Instructions to follow - Scan the entries below. List each line with "this".

Information given -
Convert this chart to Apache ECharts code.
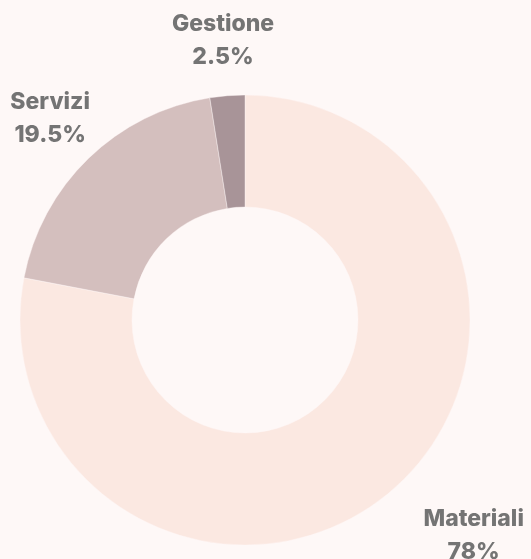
<!DOCTYPE html>
<html>
<head>
<meta charset="utf-8">
<script src="https://cdn.jsdelivr.net/npm/echarts@6/dist/echarts.min.js"></script>
<style>
  html, body { margin: 0; padding: 0; background: #FEF8F7; }
  #chart { width: 531px; height: 559px; }
</style>
</head>
<body>
<div id="chart"></div>
<script>
// Cost breakdown by category
const categories = ['Materiali', 'Servizi', 'Gestione'];
const values = [78, 19.5, 2.5];
const valueLabels = ['78%', '19.5%', '2.5%'];

const sliceColors = ['#FBE8E1', '#D4BFBE', '#A89498'];
// label block anchored by its left edge (1) or by its centre (0)
const anchorLeft = [1, 0, 0];

const cx = 245, cy = 320, labelDist = 280;
const total = values.reduce((a, b) => a + b, 0);

// mid-angle of every slice, clockwise from 12 o'clock
const midAngles = [];
let acc = 0;
values.forEach(v => {
  midAngles.push((acc + v / 2) / total * Math.PI * 2);
  acc += v;
});

const chart = echarts.init(document.getElementById('chart'));
chart.setOption({
  backgroundColor: '#FEF8F7',
  animation: false,
  series: [{
    type: 'pie',
    center: [cx, cy],
    radius: [113, 225],
    startAngle: 90,
    clockwise: true,
    avoidLabelOverlap: false,
    itemStyle: { borderColor: 'rgba(254,248,247,0.4)', borderWidth: 1 },
    label: {
      show: true,
      position: 'outside',
      formatter: p => p.name + '\n' + valueLabels[p.dataIndex],
      fontFamily: 'Inter',
      fontWeight: 800,
      fontSize: 23,
      lineHeight: 33,
      color: '#747474',
      align: 'center'
    },
    labelLine: { show: false },
    labelLayout: p => {
      const a = midAngles[p.dataIndex];
      const shift = anchorLeft[p.dataIndex] ? p.labelRect.width / 2 : 0;
      return {
        x: cx + Math.sin(a) * labelDist + shift,
        y: cy - Math.cos(a) * labelDist,
        align: 'center',
        verticalAlign: 'middle'
      };
    },
    data: categories.map((c, i) => ({
      name: c,
      value: values[i],
      itemStyle: { color: sliceColors[i] }
    }))
  }]
});
</script>
</body>
</html>
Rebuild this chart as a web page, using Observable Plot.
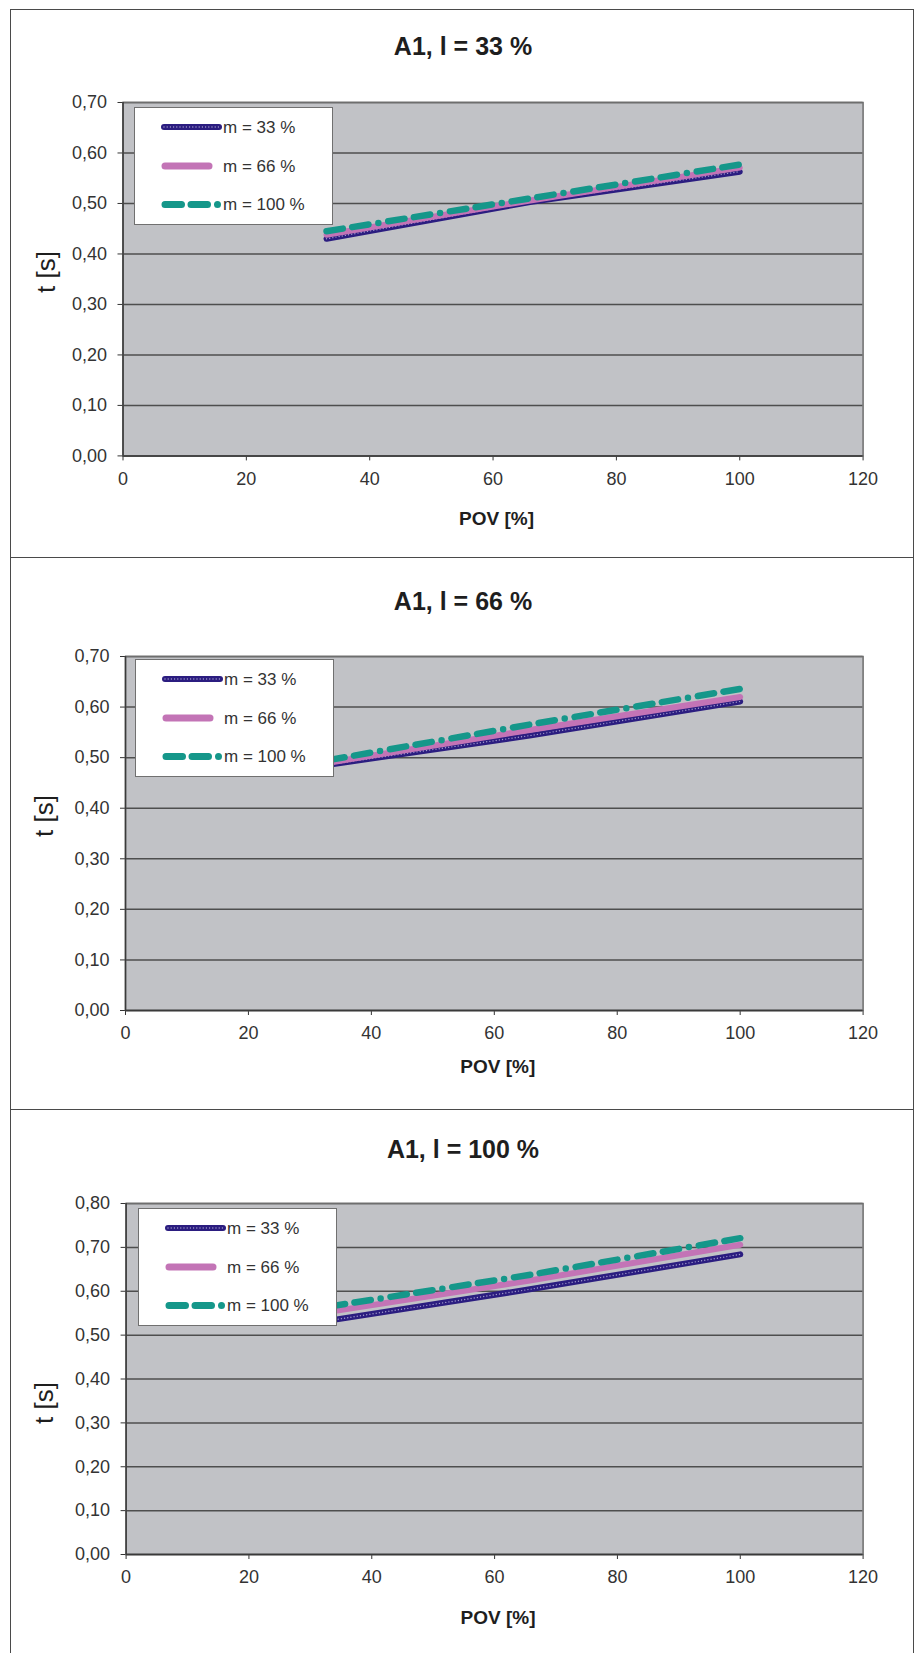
<!DOCTYPE html>
<html>
<head>
<meta charset="utf-8">
<script src="https://cdn.jsdelivr.net/npm/d3@7"></script>
<script src="https://cdn.jsdelivr.net/npm/@observablehq/plot@0.6"></script>
<style>
  html, body { margin: 0; padding: 0; background: #fff; }
  body { width: 916px; height: 1653px; position: relative; overflow: hidden;
         font-family: Arial, "Liberation Sans", sans-serif; color: #333; }
  .abs { position: absolute; }
  .title { font-weight: bold; font-size: 25px; color: #1e1e1e; transform: translate(-50%, -50%); white-space: nowrap; }
  .xlabel { font-weight: bold; font-size: 19px; color: #1e1e1e; transform: translate(-50%, -50%); white-space: nowrap; }
  .ylabel { font-size: 26px; color: #1e1e1e; transform: translate(-50%, -50%) rotate(-90deg); white-space: nowrap; }
  .legend { background: #fff; border: 1px solid #707070; box-sizing: border-box; }
</style>
</head>
<body>
<script>
// ---------- data ----------
const pov = [33, 66, 100];
const xTicks = [0, 20, 40, 60, 80, 100, 120];
const yTicks70 = [0, 0.1, 0.2, 0.3, 0.4, 0.5, 0.6, 0.7];
const yTicks80 = [0, 0.1, 0.2, 0.3, 0.4, 0.5, 0.6, 0.7, 0.8];
const seriesLabels = ["m = 33 %", "m = 66 %", "m = 100 %"];
const titles = ["A1, l = 33 %", "A1, l = 66 %", "A1, l = 100 %"];
const xTitle = "POV [%]";
const yTitle = "t [s]";

const l33_m33 = [0.430, 0.503, 0.563];
const l33_m66 = [0.438, 0.506, 0.571];
const l33_m100 = [0.445, 0.510, 0.577];

const l66_m33 = [0.486, 0.544, 0.611];
const l66_m66 = [0.490, 0.555, 0.620];
const l66_m100 = [0.495, 0.566, 0.636];

const l100_m33 = [0.533, 0.605, 0.684];
const l100_m66 = [0.553, 0.625, 0.706];
const l100_m100 = [0.565, 0.638, 0.721];

// ---------- styles ----------
const PURPLE = "#2b1d80", PINK = "#c374b6", TEAL = "#15978a";
const TEAL_DASH = "16.5,9.5,16.5,10,0,10";
const FONT = 'Arial, "Liberation Sans", sans-serif';
const fmt = d => d.toFixed(2).replace(".", ",");

const panels = [
  {title: titles[0], titleY: 46, plotTop: 102.3, plotBottom: 455.7, plotLeft: 122.5, yTicks: yTicks70,
   series: [l33_m33, l33_m66, l33_m100], yLabelX: 46, yLabelY: 272, xLabelY: 519, legend: [134, 107]},
  {title: titles[1], titleY: 601, plotTop: 655.5, plotBottom: 1009.5, plotLeft: 125, yTicks: yTicks70,
   series: [l66_m33, l66_m66, l66_m100], yLabelX: 44, yLabelY: 816, xLabelY: 1067, legend: [135, 659]},
  {title: titles[2], titleY: 1148.7, plotTop: 1203.3, plotBottom: 1554.3, plotLeft: 125.6, yTicks: yTicks80,
   series: [l100_m33, l100_m66, l100_m100], yLabelX: 44, yLabelY: 1403, xLabelY: 1618, legend: [138, 1207.6]}
];

const plotRight = 862.6;
const W = 916;

function addBox(left, top, width, height, css) {
  const d = document.createElement("div");
  d.className = "abs";
  Object.assign(d.style, {left: left + "px", top: top + "px", width: width + "px", height: height + "px"}, css);
  document.body.appendChild(d);
  return d;
}
addBox(9.5, 8.5, 904, 1660, {border: "1.5px solid #4a4a4a", boxSizing: "border-box"});
addBox(9.5, 556.5, 904, 0, {borderTop: "1.5px solid #4a4a4a"});
addBox(9.5, 1108.5, 904, 0, {borderTop: "1.5px solid #4a4a4a"});

function addText(cls, text, x, y) {
  const d = document.createElement("div");
  d.className = "abs " + cls;
  d.textContent = text;
  d.style.left = x + "px";
  d.style.top = y + "px";
  document.body.appendChild(d);
}

panels.forEach(p => {
  const mt = 20, mb = 45;
  const data = [];
  p.series.forEach((vals, si) => vals.forEach((v, i) => data.push({x: pov[i], y: v, s: seriesLabels[si]})));
  const ser = s => data.filter(d => d.s === s);
  const yMax = p.yTicks[p.yTicks.length - 1];

  const chart = Plot.plot({
    width: W,
    height: (p.plotBottom - p.plotTop) + mt + mb,
    marginTop: mt, marginBottom: mb,
    marginLeft: p.plotLeft, marginRight: W - plotRight,
    style: {fontFamily: FONT, fontSize: "18px", color: "#333", background: "transparent", overflow: "visible"},
    x: {domain: [0, 120], ticks: xTicks, tickSize: 5, tickPadding: 11, label: null, tickFormat: d => String(d)},
    y: {domain: [0, yMax], ticks: p.yTicks, tickSize: 5, tickPadding: 11, label: null, tickFormat: fmt},
    marks: [
      Plot.frame({fill: "#c1c2c6", stroke: "none"}),
      Plot.ruleY(p.yTicks, {stroke: "#4e4e4e", strokeWidth: 1.5}),
      Plot.frame({stroke: "#6e6e6e", strokeWidth: 1.5}),
      Plot.ruleX([0], {stroke: "#3a3a3a", strokeWidth: 1.5}),
      Plot.ruleY([0], {stroke: "#3a3a3a", strokeWidth: 1.5}),
      Plot.line(ser(seriesLabels[0]), {x: "x", y: "y", stroke: PURPLE, strokeWidth: 6, strokeLinecap: "round"}),
      Plot.line(ser(seriesLabels[0]), {x: "x", y: "y", stroke: "#d8d4ee", strokeWidth: 1.4, strokeDasharray: "0,3.2", strokeLinecap: "round", strokeOpacity: 0.7}),
      Plot.line(ser(seriesLabels[1]), {x: "x", y: "y", stroke: PINK, strokeWidth: 6, strokeLinecap: "round"}),
      Plot.line(ser(seriesLabels[2]), {x: "x", y: "y", stroke: TEAL, strokeWidth: 6.5, strokeLinecap: "round", strokeDasharray: TEAL_DASH})
    ]
  });
  const holder = document.createElement("div");
  holder.className = "abs";
  holder.style.left = "0px";
  holder.style.top = (p.plotTop - mt) + "px";
  holder.appendChild(chart);
  document.body.appendChild(holder);

  addText("title", p.title, 463, p.titleY);
  addText("xlabel", xTitle, (p.plotLeft + plotRight) / 2 + 4, p.xLabelY);
  addText("ylabel", yTitle, p.yLabelX, p.yLabelY);

  // legend
  const lg = addBox(p.legend[0], p.legend[1], 199, 118, {});
  lg.classList.add("legend");
  const svg = d3.select(lg).append("svg").attr("width", 197).attr("height", 116)
    .style("position", "absolute").style("left", "0px").style("top", "0px");
  const rowsY = [19, 58, 96.5];
  svg.append("line").attr("x1", 29).attr("x2", 84).attr("y1", rowsY[0]).attr("y2", rowsY[0])
    .attr("stroke", PURPLE).attr("stroke-width", 6).attr("stroke-linecap", "round");
  svg.append("line").attr("x1", 29).attr("x2", 84).attr("y1", rowsY[0]).attr("y2", rowsY[0])
    .attr("stroke", "#d8d4ee").attr("stroke-width", 1.4).attr("stroke-dasharray", "0,3.2")
    .attr("stroke-linecap", "round").attr("stroke-opacity", 0.7);
  svg.append("line").attr("x1", 30).attr("x2", 74).attr("y1", rowsY[1]).attr("y2", rowsY[1])
    .attr("stroke", PINK).attr("stroke-width", 7).attr("stroke-linecap", "round");
  svg.append("line").attr("x1", 30).attr("x2", 84).attr("y1", rowsY[2]).attr("y2", rowsY[2])
    .attr("stroke", TEAL).attr("stroke-width", 7).attr("stroke-linecap", "round")
    .attr("stroke-dasharray", TEAL_DASH);
  seriesLabels.forEach((s, i) => {
    svg.append("text").attr("x", 88).attr("y", rowsY[i]).attr("dy", "0.35em")
      .attr("font-family", FONT).attr("font-size", 17).attr("fill", "#333").text(s);
  });
});
</script>
</body>
</html>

Output below -
Convert this chart to Apache ECharts code.
Rebuild this chart as a web page, using Observable Plot.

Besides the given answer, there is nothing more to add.